Occasionally, a client will present with issues relating to sex. Not gender identity, not sexuality, but sex. So often, this doesn’t come up right away – clients will go weeks or months before addressing that they have more or less interest in intimacy that the person or people they are sleeping with. Call it drive or libido, usually this comes up as an addendum – ‘oh, and we want different things in bed.’ Or in couples counseling, ‘how was I supposed to know that when you wear the pink nightgown, that means you want to – you never said that?!”

We’ve created this taboo space around desire, often making it so hard to talk about, that we either don’t, or make assumptions based on conversations we had when we first connected with someone – in some cases, years prior. We rationalize – ‘well, we had sex the last time we went out to dinner, let’s go out to dinner’. ‘She likes movies with Meg Ryan in them, let’s watch Joe Versus The Volcano – that’s a turn on, right?’

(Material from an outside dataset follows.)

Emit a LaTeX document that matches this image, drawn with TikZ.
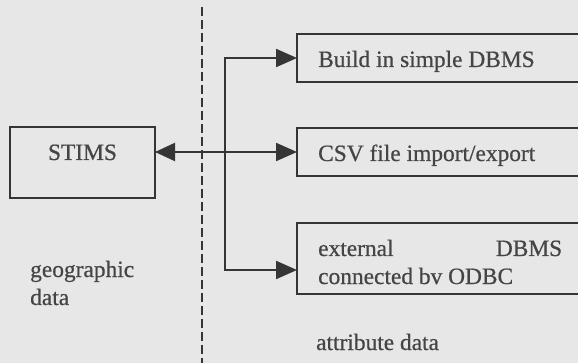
\documentclass[tikz,border=0pt]{standalone}
\usepackage{fontspec}
\setmainfont{Liberation Serif}[FakeBold=0.6]
\usetikzlibrary{arrows.meta}
\definecolor{paper}{HTML}{E7E7E7}
\definecolor{ink}{HTML}{353535}
\definecolor{txt}{HTML}{454545}

\begin{document}
\begin{tikzpicture}[x=1pt,y=-1pt,
  box/.style={draw=ink,line width=2.2pt,anchor=north west,inner sep=0pt,outer sep=0pt},
  lbl/.style={anchor=base west,inner sep=0pt,text=txt,font=\fontsize{23.4}{28}\selectfont},
  link/.style={draw=ink,line width=2.2pt},
  arr/.style={link,-{Triangle[length=21pt,width=18pt]}},
  darr/.style={link,{Triangle[length=20pt,width=18pt]}-{Triangle[length=21pt,width=18pt]}}]

% page and clipping
\useasboundingbox (0,0) rectangle (578,363);
\fill[paper] (0,0) rectangle (578,363);
\clip (0,0) rectangle (578,363);

% divider between geographic and attribute data
\coordinate (dtop) at (202,7);
\coordinate (dbot) at (202,363);
\draw[ink,line width=2.2pt,dash pattern=on 9pt off 4pt] (dtop) -- (dbot);

% boxes
\node[box,minimum width=145pt,minimum height=71pt] (stims) at (10,127) {};
\node[box,minimum width=303pt,minimum height=48pt] (b1) at (297,34) {};
\node[box,minimum width=303pt,minimum height=48pt] (b2) at (297,128) {};
\node[box,minimum width=303pt,minimum height=71pt] (b3) at (297,223) {};

% texts
\node[lbl,anchor=base] (tstims) at (82.5,160) {STIMS};
\node[lbl] (t1) at (318,67) {Build in simple DBMS};
\node[lbl] (t2) at (318,161) {CSV file import/export};
\node[lbl] (t3a) at (318,256) {\makebox[244pt][l]{external\hfill DBMS}};
\node[lbl] (t3b) at (318,284) {connected bv ODBC};
\node[lbl] (g1) at (30,277) {geographic};
\node[lbl] (g2) at (30,305) {data};
\node[lbl] (attr) at (316,350) {attribute data};

% connectors
\coordinate (bustop) at (225,58);
\coordinate (busbot) at (225,270);
\draw[arr] (busbot) -- (bustop) -- (b1.west);
\draw[arr] (bustop) -- (busbot) -- (busbot -| b3.west);
\draw[darr] (b2.west -| stims.east) -- (b2.west);
\end{tikzpicture}
\end{document}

This kind of guessing would never be acceptable in any other situation, but it’s routine in most relationships and half the time, the first battle is knowing one’s own interests.

  • How often do I want to be intimate with my partner?

  • What does that involve?

  • What language do I use to communicate my interest?

  • What stressors do I have that keep me from wanting intimacy? (Trust, workload, privacy, body image issues, and fatigue are all common ones)

Once we understand our basics, we can ask the people we are intimate with

  • How often do you want to be intimate?

  • What does that involve?

  • How will you let me know what you want?

  • What roadblocks do you have that keep us from being intimate?

Whether you view sex as a need or a want, the shame that can accompany expressing those feelings is unnecessary. Experts suggest that we do regular maintenance on our homes and cars – why shouldn’t we inspect our relationships … say, every six months? Add it to the checklist: renew auto insurance, change the batteries in the smoke detectors, re-examine intimacy in my relationship(s).